DATA:
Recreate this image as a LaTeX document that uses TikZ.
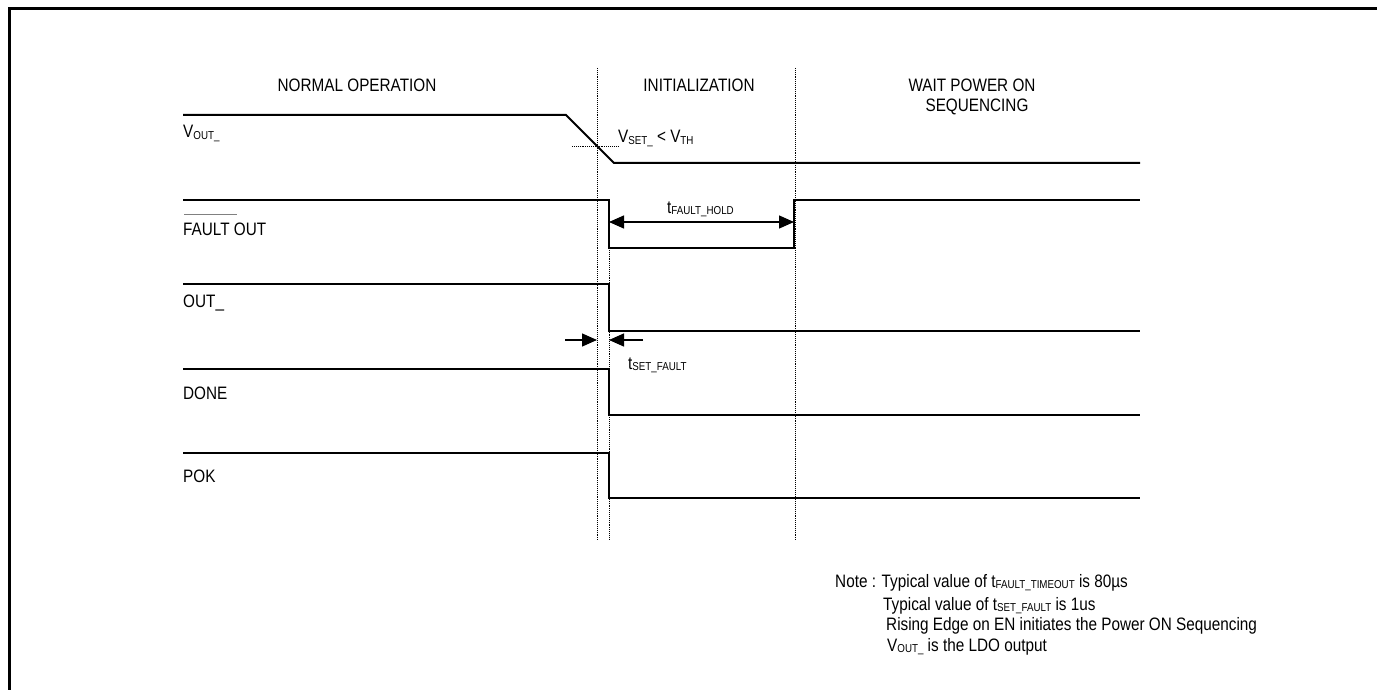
\documentclass[tikz,border=0pt]{standalone}
\usepackage{fontspec}
\setmainfont{Liberation Sans}[FakeStretch=0.85]
\usetikzlibrary{arrows.meta}
\newcommand{\sbs}[1]{\raisebox{-1.3pt}{\fontsize{11.5}{12}\selectfont #1}}
\tikzset{bigtri/.tip={Triangle[length=15pt,width=13pt]}}
\begin{document}
\begin{tikzpicture}[x=1pt,y=-1pt,
  sig/.style={line width=2pt, line join=miter},
  guide/.style={densely dotted, line width=0.9pt},
  lbl/.style={font=\fontsize{18}{21}\selectfont, inner sep=0pt, anchor=base west},
  hdr/.style={font=\fontsize{18}{21}\selectfont, inner sep=0pt, anchor=base},
  dimline/.style={line width=1.3pt}]
\useasboundingbox (0,0) rectangle (1377,690);
% frame
\draw[line width=3pt] (9,720) -- (9,9) -- (1400,9);

% headers
\node[hdr] (h1) at (357,92) {NORMAL OPERATION};
\node[hdr] (h2) at (699,92) {INITIALIZATION};
\node[hdr] (h3) at (972,92) {WAIT POWER ON};
\node[hdr] (h4) at (977,112) {SEQUENCING};

% guide lines
\draw[guide] (597,68) -- (597,540);
\draw[guide] (609,248) -- (609,540);
\draw[guide] (795,68) -- (795,540);
\draw[guide] (572,146) -- (619,146);

% VOUT_
\draw[sig] (183,115) -- (566,115) -- (614,163) -- (1140,163);
\node[lbl] (lv) at (183,138) {V\sbs{OUT\_}};
\node[lbl] (lvs) at (618,143) {V\sbs{SET\_} < V\sbs{TH}};

% FAULT OUT
\draw[sig] (183,200) -- (609,200) -- (609,248) -- (794,248) -- (794,200) -- (1140,200);
\node[lbl] (lf) at (183,235) {FAULT OUT};
\draw[gray, line width=0.8pt] (184,214) -- (237,214);
\coordinate (fa) at (609,222);
\coordinate (fb) at (794,222);
\draw[dimline, {bigtri}-{bigtri}] (fa) -- (fb);
\node[lbl] (lfh) at (667,213) {t\sbs{FAULT\_HOLD}};

% OUT_
\draw[sig] (183,284) -- (609,284) -- (609,331) -- (1140,331);
\node[lbl] (lo) at (183,307) {OUT\_};
\coordinate (sa0) at (565,340);
\coordinate (sa1) at (597,340);
\coordinate (sb0) at (643,340);
\coordinate (sb1) at (609,340);
\draw[dimline, -{bigtri}] (sa0) -- (sa1);
\draw[dimline, -{bigtri}] (sb0) -- (sb1);
\node[lbl] (lsf) at (628,369) {t\sbs{SET\_FAULT}};

% DONE
\draw[sig] (183,369) -- (609,369) -- (609,415) -- (1140,415);
\node[lbl] (ld) at (183,399) {DONE};

% POK
\draw[sig] (183,453) -- (609,453) -- (609,498) -- (1140,498);
\node[lbl] (lp) at (183,482) {POK};

% notes
\node[lbl] (n1) at (835,587) {Note : Typical value of t\sbs{FAULT\_TIMEOUT} is 80µs};
\node[lbl] (n2) at (883,610) {Typical value of t\sbs{SET\_FAULT} is 1us};
\node[lbl] (n3) at (886,630) {Rising Edge on EN initiates the Power ON Sequencing};
\node[lbl] (n4) at (887,651) {V\sbs{OUT\_} is the LDO output};
\end{tikzpicture}
\end{document}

PROBLEM TO SOLVE:
Print the listing above in full, exactly as written. Omit any pictures.

RESULT OF THIS EXERCISE:
Recreate this image as a LaTeX document that uses TikZ.
\documentclass[tikz,border=0pt]{standalone}
\usepackage{fontspec}
\setmainfont{Liberation Sans}[FakeStretch=0.85]
\usetikzlibrary{arrows.meta}
\newcommand{\sbs}[1]{\raisebox{-1.3pt}{\fontsize{11.5}{12}\selectfont #1}}
\tikzset{bigtri/.tip={Triangle[length=15pt,width=13pt]}}
\begin{document}
\begin{tikzpicture}[x=1pt,y=-1pt,
  sig/.style={line width=2pt, line join=miter},
  guide/.style={densely dotted, line width=0.9pt},
  lbl/.style={font=\fontsize{18}{21}\selectfont, inner sep=0pt, anchor=base west},
  hdr/.style={font=\fontsize{18}{21}\selectfont, inner sep=0pt, anchor=base},
  dimline/.style={line width=1.3pt}]
\useasboundingbox (0,0) rectangle (1377,690);
% frame
\draw[line width=3pt] (9,720) -- (9,9) -- (1400,9);

% headers
\node[hdr] (h1) at (357,92) {NORMAL OPERATION};
\node[hdr] (h2) at (699,92) {INITIALIZATION};
\node[hdr] (h3) at (972,92) {WAIT POWER ON};
\node[hdr] (h4) at (977,112) {SEQUENCING};

% guide lines
\draw[guide] (597,68) -- (597,540);
\draw[guide] (609,248) -- (609,540);
\draw[guide] (795,68) -- (795,540);
\draw[guide] (572,146) -- (619,146);

% VOUT_
\draw[sig] (183,115) -- (566,115) -- (614,163) -- (1140,163);
\node[lbl] (lv) at (183,138) {V\sbs{OUT\_}};
\node[lbl] (lvs) at (618,143) {V\sbs{SET\_} < V\sbs{TH}};

% FAULT OUT
\draw[sig] (183,200) -- (609,200) -- (609,248) -- (794,248) -- (794,200) -- (1140,200);
\node[lbl] (lf) at (183,235) {FAULT OUT};
\draw[gray, line width=0.8pt] (184,214) -- (237,214);
\coordinate (fa) at (609,222);
\coordinate (fb) at (794,222);
\draw[dimline, {bigtri}-{bigtri}] (fa) -- (fb);
\node[lbl] (lfh) at (667,213) {t\sbs{FAULT\_HOLD}};

% OUT_
\draw[sig] (183,284) -- (609,284) -- (609,331) -- (1140,331);
\node[lbl] (lo) at (183,307) {OUT\_};
\coordinate (sa0) at (565,340);
\coordinate (sa1) at (597,340);
\coordinate (sb0) at (643,340);
\coordinate (sb1) at (609,340);
\draw[dimline, -{bigtri}] (sa0) -- (sa1);
\draw[dimline, -{bigtri}] (sb0) -- (sb1);
\node[lbl] (lsf) at (628,369) {t\sbs{SET\_FAULT}};

% DONE
\draw[sig] (183,369) -- (609,369) -- (609,415) -- (1140,415);
\node[lbl] (ld) at (183,399) {DONE};

% POK
\draw[sig] (183,453) -- (609,453) -- (609,498) -- (1140,498);
\node[lbl] (lp) at (183,482) {POK};

% notes
\node[lbl] (n1) at (835,587) {Note : Typical value of t\sbs{FAULT\_TIMEOUT} is 80µs};
\node[lbl] (n2) at (883,610) {Typical value of t\sbs{SET\_FAULT} is 1us};
\node[lbl] (n3) at (886,630) {Rising Edge on EN initiates the Power ON Sequencing};
\node[lbl] (n4) at (887,651) {V\sbs{OUT\_} is the LDO output};
\end{tikzpicture}
\end{document}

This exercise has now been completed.